Recent work on deep-learning models has added low-rank adaptation as a viable transfer strategy for neural-network regressions - relevant if the donor model is a convolutional or transformer-based regression rather than a linear projection. The selection between methods is empirical; the recent literature on calibration transfer compares several of these head-to-head on bioprocess Raman data and shows that the right answer depends on whether the donor-recipient difference is dominated by wavelength shifts, intensity changes, or both.

A practical starting point: try slope-bias first, then PDS, then OSC or EPO. If none of the linear methods reaches the acceptance criteria, the donor and recipient differ in ways that need a partial recalibration rather than a transfer.

Step 4: Set acceptance criteria before the experiment

The acceptance criteria for the transferred model are the same metrics that qualified the donor model: root-mean-square error of prediction (RMSEP) on an independent test set, bias, and specificity against the relevant interferents. Setting numerical thresholds before generating any data is the discipline that prevents the transfer from being declared successful retroactively because the experiment happened to land in an acceptable region.

For regulated work, the protocol document and the acceptance criteria should be approved in the quality system before the recipient instrument generates a single spectrum that will be cited in the transfer report. ICH Q2(R2) does not prescribe transfer protocols specifically, but it does require that the analytical procedure - including the version of the chemometric model in use - be validated for its intended use, and that any change in the procedure is justified. A model running on a second instrument is a change to the procedure.

Step 5: Qualify the recipient instrument independently

Before measuring the transfer set, the recipient instrument must pass the instrument qualification protocol that any spectrometer would: laser-wavelength accuracy for Raman, wavelength accuracy for dispersive NIR, photometric noise, throughput, and so on. A recipient instrument that is out of qualification at the time of transfer-set measurement gives a transfer model that will fail again the next time the recipient drifts back into spec, and the transfer model will be blamed for what is in fact an instrument-qualification failure. The order is: qualify the recipient, then design the transfer set, then run the standardisation. Reversing those steps leaves the protocol vulnerable to misattribution.

Step 6: Document the transfer as a controlled change

The transferred model is a new analytical procedure for change-control purposes, even if the donor model file has not been touched. The documentation set is the protocol, the transfer-set raw spectra and reference values, the chosen standardisation method with parameters, the recipient-instrument qualification record, the acceptance-criteria evaluation, and the predicted-versus-reference results on a held-out independent test set measured on the recipient.

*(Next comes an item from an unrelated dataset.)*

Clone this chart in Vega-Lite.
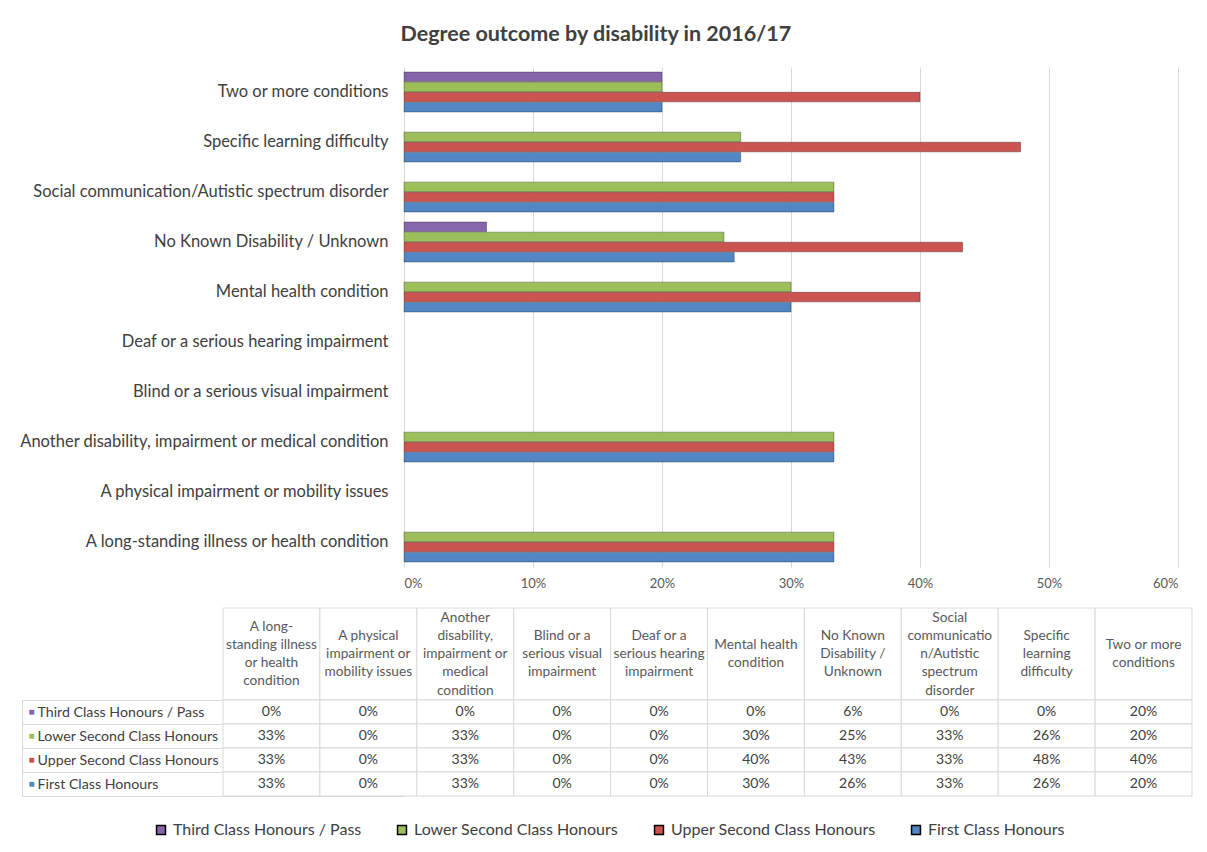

The deployed model file should carry a version identifier that distinguishes the recipient-instrument variant from the donor variant. Treating both versions as the same file because they share the original training data is a documentation shortcut that fails an audit. The same principles apply to a transfer model as to any other chemometric model going into a GMP environment, and the planning work behind the calibration set itself carries forward into the transfer-set design.

When transfer does not work

Two failure modes recur. The first is donor-recipient drift that is non-stationary across the spectrum: the wavelength dependence of the difference itself changes with sample temperature or matrix composition. Linear standardisation methods cannot capture this and the transferred model fails with a structured residual that depends on a hidden variable.

The second is a recipient instrument that is genuinely a different modality dressed in the same vendor catalogue. Different probe immersion geometry, different optical path length, different scattering volume - the spectra look similar but the underlying physics has shifted. In this regime the transfer model has no algebraic path to convergence and the right answer is a recalibration on the recipient with its own representative calibration set.

Calibration transfer is best understood as a tool that buys efficiency in cases where donor and recipient are genuinely similar, not as a workaround for cases where they are not. The protocol above is conservative on purpose: the cost of redoing a transfer is small compared to the cost of a regulated release decision based on a model that was never meant to run on the device it ended up running on.